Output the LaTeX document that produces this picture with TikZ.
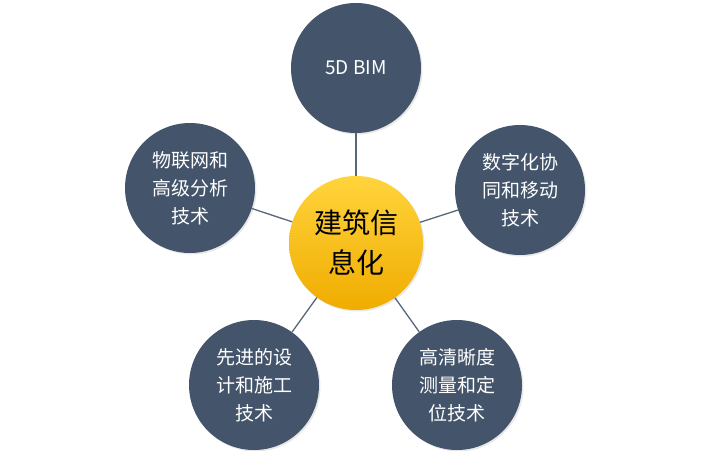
\documentclass[tikz,border=0pt]{standalone}
\usepackage{fontspec}
\newfontfamily\cjk{Noto Sans CJK SC}
\usetikzlibrary{shadows}
\definecolor{slate}{RGB}{68,84,106}
\definecolor{goldtop}{RGB}{255,212,60}
\definecolor{goldbot}{RGB}{240,172,0}
\definecolor{linkgray}{RGB}{88,102,122}

\begin{document}
\begin{tikzpicture}[x=1pt, y=-1pt,
    topic/.style={circle, fill=slate, minimum size=130pt, inner sep=0pt,
                  align=center, text=white, font=\cjk\fontsize{19}{28}\selectfont,
                  drop shadow={opacity=0.18, shadow xshift=1.5pt, shadow yshift=-1.5pt}},
    hub/.style={circle, minimum size=134pt, inner sep=0pt, top color=goldtop,
                bottom color=goldbot, align=center, font=\cjk\fontsize{28}{40}\selectfont,
                drop shadow={opacity=0.18, shadow xshift=1.5pt, shadow yshift=-1.5pt}},
    link/.style={draw=linkgray, line width=1.3pt}
]
\useasboundingbox (0,0) rectangle (711,450);
\node[hub] (core) at (356,243) {建筑信\\息化};
\node[topic] (bim) at (356,68) {5D BIM};
\node[topic] (mobile) at (520,190) {数字化协\\同和移动\\技术};
\node[topic] (iot) at (190,188) {物联网和\\高级分析\\技术};
\node[topic] (design) at (254,385) {先进的设\\计和施工\\技术};
\node[topic] (survey) at (457,385) {高清晰度\\测量和定\\位技术};

\draw[link] (core) -- (bim);
\draw[link] (core) -- (mobile);
\draw[link] (core) -- (iot);
\draw[link] (core) -- (design);
\draw[link] (core) -- (survey);
\end{tikzpicture}
\end{document}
..........
* **EXERCISE DETAILS**: Extract every line of the data exactly; pictures stay out.

* **WRITTEN RESPONSE**:
Output the LaTeX document that produces this picture with TikZ.
\documentclass[tikz,border=0pt]{standalone}
\usepackage{fontspec}
\newfontfamily\cjk{Noto Sans CJK SC}
\usetikzlibrary{shadows}
\definecolor{slate}{RGB}{68,84,106}
\definecolor{goldtop}{RGB}{255,212,60}
\definecolor{goldbot}{RGB}{240,172,0}
\definecolor{linkgray}{RGB}{88,102,122}

\begin{document}
\begin{tikzpicture}[x=1pt, y=-1pt,
    topic/.style={circle, fill=slate, minimum size=130pt, inner sep=0pt,
                  align=center, text=white, font=\cjk\fontsize{19}{28}\selectfont,
                  drop shadow={opacity=0.18, shadow xshift=1.5pt, shadow yshift=-1.5pt}},
    hub/.style={circle, minimum size=134pt, inner sep=0pt, top color=goldtop,
                bottom color=goldbot, align=center, font=\cjk\fontsize{28}{40}\selectfont,
                drop shadow={opacity=0.18, shadow xshift=1.5pt, shadow yshift=-1.5pt}},
    link/.style={draw=linkgray, line width=1.3pt}
]
\useasboundingbox (0,0) rectangle (711,450);
\node[hub] (core) at (356,243) {建筑信\\息化};
\node[topic] (bim) at (356,68) {5D BIM};
\node[topic] (mobile) at (520,190) {数字化协\\同和移动\\技术};
\node[topic] (iot) at (190,188) {物联网和\\高级分析\\技术};
\node[topic] (design) at (254,385) {先进的设\\计和施工\\技术};
\node[topic] (survey) at (457,385) {高清晰度\\测量和定\\位技术};

\draw[link] (core) -- (bim);
\draw[link] (core) -- (mobile);
\draw[link] (core) -- (iot);
\draw[link] (core) -- (design);
\draw[link] (core) -- (survey);
\end{tikzpicture}
\end{document}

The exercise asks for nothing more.